GIVEN PROBLEM >> Copy every line that mentions the word "chart".

SUPPLIED MATERIAL >>

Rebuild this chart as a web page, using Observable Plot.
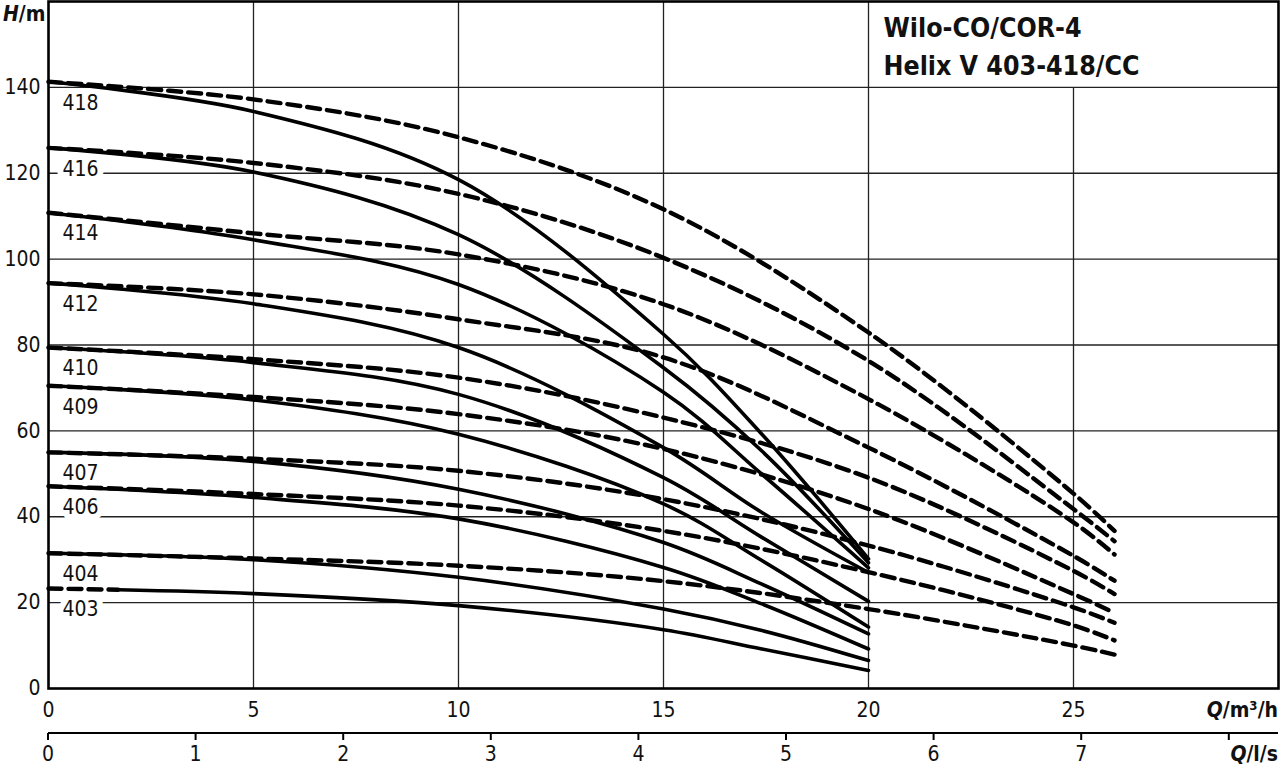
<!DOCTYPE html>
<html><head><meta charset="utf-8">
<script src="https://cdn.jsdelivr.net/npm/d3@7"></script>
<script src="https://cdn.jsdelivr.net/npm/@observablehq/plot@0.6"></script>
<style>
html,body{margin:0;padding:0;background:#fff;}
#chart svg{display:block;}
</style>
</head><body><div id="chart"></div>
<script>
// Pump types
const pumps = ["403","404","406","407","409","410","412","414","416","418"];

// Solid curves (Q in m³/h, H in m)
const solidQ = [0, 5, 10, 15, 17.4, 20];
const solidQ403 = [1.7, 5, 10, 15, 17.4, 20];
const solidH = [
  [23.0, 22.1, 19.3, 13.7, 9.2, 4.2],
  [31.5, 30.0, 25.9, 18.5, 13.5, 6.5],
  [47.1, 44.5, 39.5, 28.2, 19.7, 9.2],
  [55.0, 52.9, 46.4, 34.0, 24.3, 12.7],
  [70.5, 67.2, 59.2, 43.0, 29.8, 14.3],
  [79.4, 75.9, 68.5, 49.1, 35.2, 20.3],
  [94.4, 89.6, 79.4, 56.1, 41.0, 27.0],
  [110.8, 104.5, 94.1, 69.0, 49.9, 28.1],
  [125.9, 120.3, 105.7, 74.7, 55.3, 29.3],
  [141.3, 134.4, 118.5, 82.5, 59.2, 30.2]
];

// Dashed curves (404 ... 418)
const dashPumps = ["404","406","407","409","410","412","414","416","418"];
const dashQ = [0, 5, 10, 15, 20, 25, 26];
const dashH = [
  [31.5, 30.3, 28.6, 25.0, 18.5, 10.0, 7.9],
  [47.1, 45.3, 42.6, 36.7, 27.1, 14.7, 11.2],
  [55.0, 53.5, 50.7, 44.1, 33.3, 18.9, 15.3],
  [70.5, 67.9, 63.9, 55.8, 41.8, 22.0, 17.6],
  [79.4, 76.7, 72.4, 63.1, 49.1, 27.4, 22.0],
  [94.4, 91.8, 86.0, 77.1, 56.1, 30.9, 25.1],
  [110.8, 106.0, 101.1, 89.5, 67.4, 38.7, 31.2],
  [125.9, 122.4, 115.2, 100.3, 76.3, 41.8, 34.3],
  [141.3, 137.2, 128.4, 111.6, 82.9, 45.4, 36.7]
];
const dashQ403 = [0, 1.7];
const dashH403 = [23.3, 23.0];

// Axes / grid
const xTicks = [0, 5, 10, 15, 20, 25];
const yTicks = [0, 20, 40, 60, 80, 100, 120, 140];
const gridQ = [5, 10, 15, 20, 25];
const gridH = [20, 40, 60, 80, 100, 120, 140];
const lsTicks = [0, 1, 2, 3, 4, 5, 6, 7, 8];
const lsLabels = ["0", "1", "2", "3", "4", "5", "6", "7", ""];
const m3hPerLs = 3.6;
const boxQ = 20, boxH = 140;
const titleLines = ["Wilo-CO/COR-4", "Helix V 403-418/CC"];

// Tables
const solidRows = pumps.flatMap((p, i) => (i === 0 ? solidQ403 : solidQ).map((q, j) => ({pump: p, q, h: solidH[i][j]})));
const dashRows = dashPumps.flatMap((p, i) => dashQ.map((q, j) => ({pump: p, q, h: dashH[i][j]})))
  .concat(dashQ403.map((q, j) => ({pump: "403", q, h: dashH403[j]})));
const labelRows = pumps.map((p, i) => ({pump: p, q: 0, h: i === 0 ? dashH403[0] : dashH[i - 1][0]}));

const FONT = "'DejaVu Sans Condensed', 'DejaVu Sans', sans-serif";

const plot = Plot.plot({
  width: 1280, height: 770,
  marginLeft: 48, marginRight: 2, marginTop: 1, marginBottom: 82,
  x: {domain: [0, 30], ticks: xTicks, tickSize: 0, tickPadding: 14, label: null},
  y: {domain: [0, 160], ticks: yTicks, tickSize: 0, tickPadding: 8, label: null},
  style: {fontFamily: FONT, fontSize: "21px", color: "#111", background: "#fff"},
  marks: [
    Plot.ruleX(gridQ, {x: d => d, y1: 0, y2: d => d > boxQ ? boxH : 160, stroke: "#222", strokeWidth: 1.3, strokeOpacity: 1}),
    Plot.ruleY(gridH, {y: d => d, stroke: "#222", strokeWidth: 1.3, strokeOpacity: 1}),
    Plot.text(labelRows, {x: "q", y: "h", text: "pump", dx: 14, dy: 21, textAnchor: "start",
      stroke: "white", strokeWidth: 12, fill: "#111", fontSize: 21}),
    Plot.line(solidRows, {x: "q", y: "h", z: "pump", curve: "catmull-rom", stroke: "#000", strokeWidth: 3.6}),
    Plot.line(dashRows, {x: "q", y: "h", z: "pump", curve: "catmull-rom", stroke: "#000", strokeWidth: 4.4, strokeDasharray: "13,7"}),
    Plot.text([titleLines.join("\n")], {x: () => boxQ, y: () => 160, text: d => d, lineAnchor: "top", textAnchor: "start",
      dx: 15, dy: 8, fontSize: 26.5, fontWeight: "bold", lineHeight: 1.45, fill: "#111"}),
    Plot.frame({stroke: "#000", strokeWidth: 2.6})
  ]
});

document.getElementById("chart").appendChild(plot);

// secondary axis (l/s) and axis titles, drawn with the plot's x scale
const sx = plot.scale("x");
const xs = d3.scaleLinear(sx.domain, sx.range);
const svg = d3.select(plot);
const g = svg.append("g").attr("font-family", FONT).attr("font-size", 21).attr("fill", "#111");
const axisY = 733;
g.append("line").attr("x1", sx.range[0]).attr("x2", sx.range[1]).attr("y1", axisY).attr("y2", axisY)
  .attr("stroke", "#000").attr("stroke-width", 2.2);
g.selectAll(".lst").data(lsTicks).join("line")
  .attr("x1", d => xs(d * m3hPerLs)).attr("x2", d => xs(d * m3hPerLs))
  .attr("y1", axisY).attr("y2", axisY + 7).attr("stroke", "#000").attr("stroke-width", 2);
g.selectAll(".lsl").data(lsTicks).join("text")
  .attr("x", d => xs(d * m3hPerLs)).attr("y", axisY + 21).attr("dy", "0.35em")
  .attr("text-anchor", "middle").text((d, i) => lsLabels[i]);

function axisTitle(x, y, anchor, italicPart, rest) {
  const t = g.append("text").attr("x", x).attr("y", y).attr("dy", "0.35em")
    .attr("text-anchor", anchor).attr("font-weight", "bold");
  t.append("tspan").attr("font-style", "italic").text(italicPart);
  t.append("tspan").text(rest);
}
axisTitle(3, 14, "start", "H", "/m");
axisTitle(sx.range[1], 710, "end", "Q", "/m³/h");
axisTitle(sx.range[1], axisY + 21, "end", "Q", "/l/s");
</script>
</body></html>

RESULT OF THE TASK >>
Rebuild this chart as a web page, using Observable Plot.
#chart svg{display:block;}
</head><body><div id="chart"></div>
document.getElementById("chart").appendChild(plot);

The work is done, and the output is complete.